-- DATA ROWS --
>>>>>

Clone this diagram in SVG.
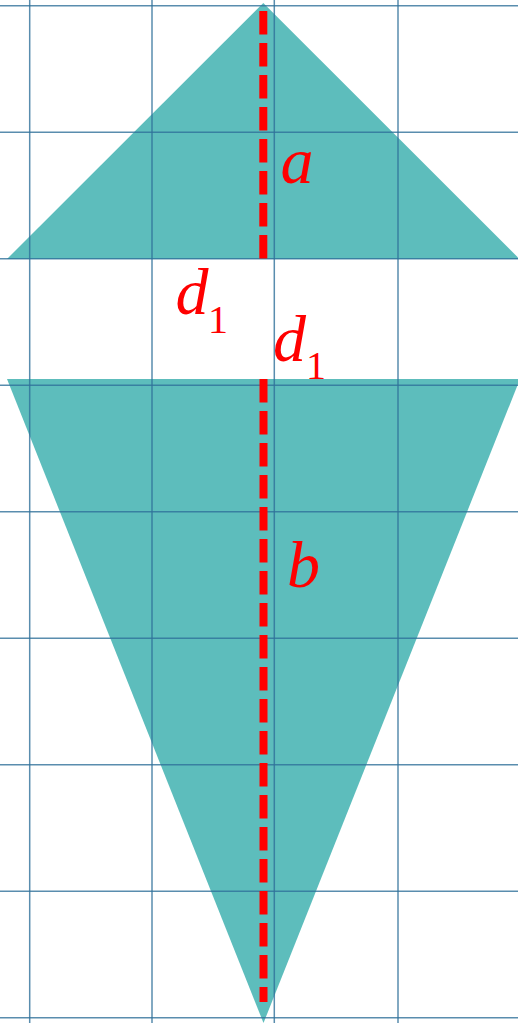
<svg xmlns="http://www.w3.org/2000/svg" width="518" height="1023" viewBox="0 0 518 1023">
<style>
.shape{fill:#5dbdbc;stroke:none}
.grid line{stroke:#30709a;stroke-width:1.5;stroke-opacity:0.8}
.axis{stroke:#ff0000;stroke-width:8;stroke-dasharray:23.5 8.5;fill:none}
.lbl{font-family:"Liberation Serif","Times New Roman",serif;font-style:italic;font-size:66px;fill:#ff0000}
.sub{font-family:"Liberation Serif","Times New Roman",serif;font-size:40px;fill:#ff0000}
</style>
<rect width="518" height="1023" fill="#ffffff"/>
<g id="top-triangle"><polygon class="shape" points="7,259 263.3,3 519.5,259"/></g>
<g id="bottom-triangle"><polygon class="shape" points="7,379 520,379 263.5,1023"/></g>
<g id="grid" class="grid">
<line x1="29.7" y1="0" x2="29.7" y2="1023"/>
<line x1="152" y1="0" x2="152" y2="1023"/>
<line x1="274.3" y1="0" x2="274.3" y2="1023"/>
<line x1="398" y1="0" x2="398" y2="1023"/>
<line x1="0" y1="5.7" x2="518" y2="5.7"/>
<line x1="0" y1="132.2" x2="518" y2="132.2"/>
<line x1="0" y1="258.7" x2="518" y2="258.7"/>
<line x1="0" y1="385.2" x2="518" y2="385.2"/>
<line x1="0" y1="511.7" x2="518" y2="511.7"/>
<line x1="0" y1="638.2" x2="518" y2="638.2"/>
<line x1="0" y1="764.7" x2="518" y2="764.7"/>
<line x1="0" y1="891.2" x2="518" y2="891.2"/>
<line x1="0" y1="1017.7" x2="518" y2="1017.7"/>
</g>
<g id="connectors">
<line class="axis" x1="263.3" y1="11" x2="263.3" y2="259"/>
<line class="axis" x1="263.5" y1="379" x2="263.5" y2="1002"/>
</g>
<g id="label-a"><text class="lbl" x="280.5" y="183">a</text></g>
<g id="label-d1-left"><text class="lbl" x="175.5" y="314">d</text><text class="sub" x="208" y="332.5">1</text></g>
<g id="label-d1-right"><text class="lbl" x="273" y="360.5">d</text><text class="sub" x="306" y="379">1</text></g>
<g id="label-b"><text class="lbl" x="287" y="587">b</text></g>
</svg>
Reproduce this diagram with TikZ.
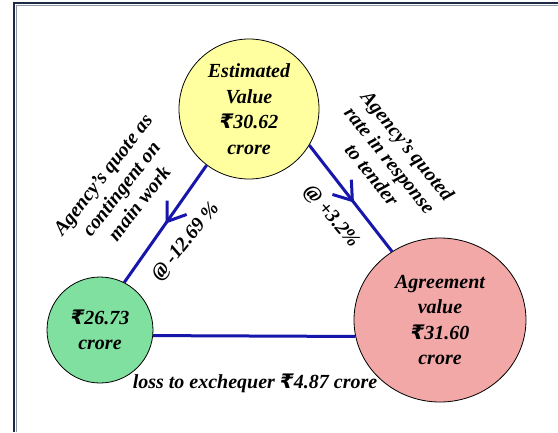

<<<<<

Extract every line containing the string "diagram" from the data above.

-- THE SOLUTION --
Clone this diagram in SVG.
Reproduce this diagram with TikZ.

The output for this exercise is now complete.